▶ **PROBLEM REQUIREMENTS**:
Copy down every line where the string "draw" shows up.
[start of DATA EXTRACT]
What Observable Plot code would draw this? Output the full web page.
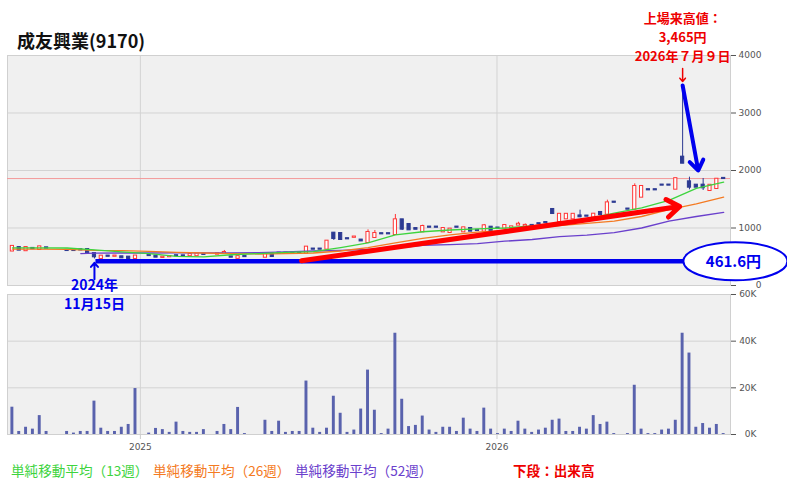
<!DOCTYPE html>
<html><head><meta charset="utf-8">
<script src="https://cdn.jsdelivr.net/npm/d3@7"></script>
<script src="https://cdn.jsdelivr.net/npm/@observablehq/plot@0.6"></script>
<style>
body{margin:0;background:#fff;}
#wrap{position:relative;width:787px;height:487px;overflow:hidden;font-family:"Noto Sans CJK JP",sans-serif;}
#title{position:absolute;left:17px;top:28px;font-size:18px;font-weight:bold;color:#111;line-height:24px;white-space:nowrap;}
#vol{position:absolute;left:0;top:290px;}
#price{position:absolute;left:0;top:0;}
.lg{position:absolute;top:462px;font-size:13.6px;line-height:16px;white-space:nowrap;}
</style></head><body>
<div id="wrap">
  <div id="vol"></div>
  <div id="price"></div>
  <div id="title">成友興業(9170)</div>
  <div id="legend"></div>
</div>
<script>
// ---- data (weekly candles, one per Friday) ----
const firstWeek = new Date(Date.UTC(2024, 7, 23));
const lastWeekStop = new Date(Date.UTC(2026, 7, 22));
const opens = [600,660,605,645,626,655,null,null,612,612,
622,626,556,468,512,508,499,493,470,null,
524,510,488,500,518,516,518,518,542,null,
545,560,498,472,506,null,null,492,551,564,
564,564,564,562,634,634,632,910,904,814,
838,790,748,835,901,901,887,1142,1061,990,
933,1016,1016,933,922,1016,933,991,959,945,
1014,1000,997,997,1050,1035,1045,1075,1095,1322,
1113,1159,1159,1210,1208,1190,1270,1240,1450,null,
1330,1327,1536,1666,1666,1747,1747,1675,2232,1803,
1745,1745,1652,1687,1863];
const highs = [690,665,665,650,680,660,null,null,615,615,
625,630,568,515,515,514,502,496,520,null,
527,512,495,506,522,518,542,552,546,null,
555,609,500,506,508,null,null,542,553,566,
566,566,568,678,636,636,775,922,910,816,
846,800,968,957,904,904,1235,1148,1065,995,
1049,1018,1018,993,982,1018,1005,995,962,1061,
1016,1004,1045,1022,1100,1070,1047,1078,1098,1330,
1240,1240,1240,1310,1210,1245,1285,1484,1452,null,
1332,1768,1725,1668,1668,1750,1750,1861,3465,1884,
1750,1861,1745,1850,1866];
const lows = [590,610,600,635,620,645,null,null,605,605,
615,565,461.6,465,505,505,478,468,466,null,
518,490,485,498,512,510,516,515,536,null,
542,555,488,468,500,null,null,490,502,558,
558,558,558,560,628,628,630,783,795,808,
836,770,745,830,895,895,885,957,965,975,
930,1010,1010,930,920,1010,930,943,953,943,
955,990,995,995,1045,1030,1040,1070,1090,1250,
1110,1155,1155,1180,1202,1188,1232,1238,1445,null,
1324,1325,1534,1660,1660,1742,1742,1672,2120,1664,
1705,1652,1650,1685,1856];
const closes = [680,615,660,640,672,650,null,null,608,608,
618,568,499,510,508,512,481,470,512,null,
520,493,492,504,515,512,538,548,540,null,
552,574,492,502,502,null,null,539,504,561,
561,561,561,667,631,631,771,817,800,811,
843,775,922,904,898,898,1142,980,968,978,
1026,1013,1013,991,980,1013,1003,945,956,1038,
957,993,1043,1020,1065,1045,1042,1072,1092,1252,
1238,1238,1238,1195,1205,1240,1235,1437,1447,null,
1327,1722,1722,1663,1663,1745,1745,1858,2127,1710,
1710,1699,1743,1848,1860];
const volumesK = [11.7,1.3,3.1,2.3,8.1,1.3,0,0,1.3,0.6,
1.3,1.3,14.3,2.7,1.3,1.3,3.1,4.3,19.7,0,
0.6,2.6,2.1,0.9,5.3,1.3,0.9,0.9,2.1,0,
1.3,4.3,2.1,11.6,0.4,0,0,6.1,1.3,5.7,
0.9,1.3,1.3,22.9,2.7,0.9,2.7,16.4,9.1,0.9,
1.9,10.9,27.6,10.4,0.4,2.3,43.4,15.1,3.4,3.9,
7.9,1.9,0.9,3.1,3.1,1.3,7,2.3,1.3,11.3,
2.3,0.4,2.3,1.3,5.7,2.3,0.9,1.9,2.7,6.1,
6.6,1.3,1.3,3.1,2.3,8.1,4.3,5.3,0.4,0,
0.4,21.1,2.3,0.4,0.4,1.9,2.3,6.1,43.4,34.9,
3.1,4.7,2.7,4.3,0.4];

const maIndex = [0,4,8,12,16,20,24,28,32,36,40,44,48,52,56,60,64,68,72,76,80,84,88,92,96,100,104];
const ma13 = [655,655,652,618,585,555,505,498,535,555,575,590,660,740,880,935,965,985,1000,1035,1080,1160,1260,1350,1480,1690,1797];
const ma26 = [632,632,630,612,605,595,575,565,555,548,555,565,600,660,740,820,880,930,960,1000,1040,1080,1120,1200,1320,1420,1536];
const ma52Index = [10,12,16,20,24,28,32,36,40,44,48,52,56,60,64,68,72,76,80,84,88,92,96,100,104];
const ma52 = [555,562,565,565,566,567,568,572,585,600,612,628,650,700,712,730,770,800,850,875,920,1000,1120,1200,1270];

const priceTicks = [0,1000,2000,3000,4000];
const volTicks = [0,20,40,60];
const yearTicks = [new Date(Date.UTC(2025,0,1)), new Date(Date.UTC(2026,0,1))];
const currentPrice = 1860;

// annotations
const lowDate = new Date(Date.UTC(2024,10,15));
const lowLine = [{x1: new Date(Date.UTC(2024,10,16)), x2: new Date(Date.UTC(2026,7,5)), y: 420}];
const lowArrow = [{x: lowDate, y1: 110, y2: 395}];
const trendArrow = [{x1: new Date(Date.UTC(2025,5,15)), y1: 430, x2: new Date(Date.UTC(2026,6,7)), y2: 1374}];
const peakDate = new Date(Date.UTC(2026,6,10));
const peakArrow = [{x1: peakDate, y1: 3480, x2: new Date(Date.UTC(2026,6,26)), y2: 2000}];
const peakMark = [{x: peakDate, y1: 3774, y2: 3548}];
const lowBadge = [{x: new Date(Date.UTC(2026,8,2)), y: 420, label: "461.6円"}];
const peakTexts = ["上場来高値：", "3,465円", "2026年７月９日"];
const lowTexts = ["2024年", "11月15日"];

// ---- build ----
const weeks = d3.utcFriday.range(firstWeek, lastWeekStop);
const rows = weeks.map((date, i) => ({date, o: opens[i], h: highs[i], l: lows[i], c: closes[i], v: volumesK[i]}));
const candles = rows.filter(d => d.o != null);
const up = candles.filter(d => d.c > d.o);
const down = candles.filter(d => d.c <= d.o);
const vols = rows.filter(d => d.v > 0);
const maLine = (idx, vals) => idx.map((k, j) => ({date: weeks[k], v: vals[j]}));

const RED = "#ff3535", NAVY = "#2c3a92", BLUE = "#0000ee", TXTRED = "#ee0000";
const GREEN = "#3ed43e", ORANGE = "#f47a22", PURPLE = "#6a40cc";
const xDomain = [new Date(Date.UTC(2024,7,18)), new Date(Date.UTC(2026,7,28))];
const bodyX1 = d => d3.utcHour.offset(d.date, -39);
const bodyX2 = d => d3.utcHour.offset(d.date, 39);

const ellipseSymbol = {draw(ctx) {
  const rx = 52, ry = 19, k = 0.5523;
  ctx.moveTo(rx, 0);
  ctx.bezierCurveTo(rx, ry*k, rx*k, ry, 0, ry);
  ctx.bezierCurveTo(-rx*k, ry, -rx, ry*k, -rx, 0);
  ctx.bezierCurveTo(-rx, -ry*k, -rx*k, -ry, 0, -ry);
  ctx.bezierCurveTo(rx*k, -ry, rx, -ry*k, rx, 0);
  ctx.closePath();
}};

const jp = "Noto Sans CJK JP";
const txt = (s, x, anchor, dy, color, size) => Plot.text([s], {x, frameAnchor: anchor, lineAnchor: "middle", dy, text: d => d, fill: color, fontSize: size, fontWeight: "bold", fontFamily: jp});

const price = Plot.plot({
  width: 787, height: 320, marginTop: 55, marginBottom: 35, marginLeft: 7, marginRight: 57,
  style: {background: "transparent", fontFamily: "DejaVu Sans", fontSize: "9px", overflow: "visible"},
  x: {type: "utc", domain: xDomain, axis: null},
  y: {domain: [0, 4000], axis: null},
  marks: [
    Plot.frame({fill: "#f0f0f0"}),
    Plot.ruleY([1000,2000,3000], {stroke: "#d3d3d3"}),
    Plot.ruleX(yearTicks, {stroke: "#d3d3d3"}),
    Plot.frame({stroke: "#d0d0d0"}),
    Plot.axisY({anchor: "right", label: null, ticks: priceTicks, tickFormat: d => String(d), tickSize: 5, tickPadding: 26, textAnchor: "end", color: "#555"}),
    Plot.ruleY([currentPrice], {stroke: "#f39a9a", strokeWidth: 1}),
    Plot.ruleX(up, {x: "date", y1: "l", y2: "h", stroke: RED}),
    Plot.ruleX(down, {x: "date", y1: "l", y2: "h", stroke: NAVY}),
    Plot.rect(up, {x1: bodyX1, x2: bodyX2, y1: "o", y2: "c", fill: "white", stroke: RED, insetTop: -0.5, insetBottom: -0.5}),
    Plot.rect(down, {x1: bodyX1, x2: bodyX2, y1: "o", y2: "c", fill: NAVY, stroke: NAVY, insetTop: -0.5, insetBottom: -0.5}),
    Plot.line(maLine(ma52Index, ma52), {x: "date", y: "v", stroke: PURPLE, strokeWidth: 1.3}),
    Plot.line(maLine(maIndex, ma26), {x: "date", y: "v", stroke: ORANGE, strokeWidth: 1.3}),
    Plot.line(maLine(maIndex, ma13), {x: "date", y: "v", stroke: GREEN, strokeWidth: 1.3}),
    // annotations
    Plot.link(lowLine, {x1: "x1", x2: "x2", y1: "y", y2: "y", stroke: BLUE, strokeWidth: 4.5}),
    Plot.arrow(trendArrow, {x1: "x1", y1: "y1", x2: "x2", y2: "y2", stroke: "#ff0000", strokeWidth: 5, headLength: 4.6, headAngle: 70}),
    Plot.arrow(lowArrow, {x1: "x", x2: "x", y1: "y1", y2: "y2", stroke: BLUE, strokeWidth: 2, headLength: 4.5, headAngle: 80}),
    Plot.arrow(peakArrow, {x1: "x1", y1: "y1", x2: "x2", y2: "y2", stroke: BLUE, strokeWidth: 4, headLength: 4.5, headAngle: 70}),
    Plot.arrow(peakMark, {x1: "x", x2: "x", y1: "y1", y2: "y2", stroke: TXTRED, strokeWidth: 1.5, headLength: 5, headAngle: 80}),
    Plot.dot(lowBadge, {x: "x", y: "y", symbol: ellipseSymbol, fill: "white", stroke: BLUE, strokeWidth: 2}),
    Plot.text(lowBadge, {x: d => d3.utcDay.offset(d.x, -2), y: "y", text: "label", fill: BLUE, fontSize: 15, fontWeight: "bold", fontFamily: jp, dy: 1}),
    txt(peakTexts[0], peakDate, "top", -37, TXTRED, 13),
    txt(peakTexts[1], peakDate, "top", -18, TXTRED, 13),
    txt(peakTexts[2], peakDate, "top", 1, TXTRED, 13),
    txt(lowTexts[0], lowDate, "bottom", 0, BLUE, 14),
    txt(lowTexts[1], lowDate, "bottom", 19, BLUE, 14)
  ]
});
document.getElementById("price").append(price);

const vol = Plot.plot({
  width: 787, height: 165, marginTop: 4, marginBottom: 21, marginLeft: 7, marginRight: 57,
  style: {background: "white", fontFamily: "DejaVu Sans", fontSize: "9px"},
  x: {type: "utc", domain: xDomain, axis: null},
  y: {domain: [0, 60], axis: null},
  marks: [
    Plot.frame({fill: "#f0f0f0"}),
    Plot.ruleY([20, 40], {stroke: "#d3d3d3"}),
    Plot.ruleX(yearTicks, {stroke: "#d3d3d3"}),
    Plot.frame({stroke: "#d0d0d0"}),
    Plot.axisY({anchor: "right", label: null, ticks: volTicks, tickFormat: d => d + "K", tickSize: 5, tickPadding: 21, textAnchor: "end", color: "#555"}),
    Plot.axisX({anchor: "bottom", label: null, ticks: yearTicks, tickFormat: d3.utcFormat("%Y"), tickSize: 5, tickPadding: 4, color: "#555", stroke: "#cccccc"}),
    Plot.rectY(vols, {x1: d => d3.utcHour.offset(d.date, -36), x2: d => d3.utcHour.offset(d.date, 36), y: "v", fill: "#5962ad"})
  ]
});
document.getElementById("vol").append(vol);

const legendItems = [
  {text: "単純移動平均（13週）", color: GREEN, left: 11, bold: false},
  {text: "単純移動平均（26週）", color: ORANGE, left: 153, bold: false},
  {text: "単純移動平均（52週）", color: PURPLE, left: 295, bold: false},
  {text: "下段：出来高", color: TXTRED, left: 513, bold: true}
];
const lg = document.getElementById("legend");
for (const it of legendItems) {
  const s = document.createElement("div");
  s.className = "lg";
  s.textContent = it.text;
  s.style.left = it.left + "px";
  s.style.color = it.color;
  if (it.bold) { s.style.fontWeight = "bold"; }
  lg.append(s);
}
</script>
</body></html>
[end of DATA EXTRACT]
▶ **WORKED ANSWER**:
What Observable Plot code would draw this? Output the full web page.
const ellipseSymbol = {draw(ctx) {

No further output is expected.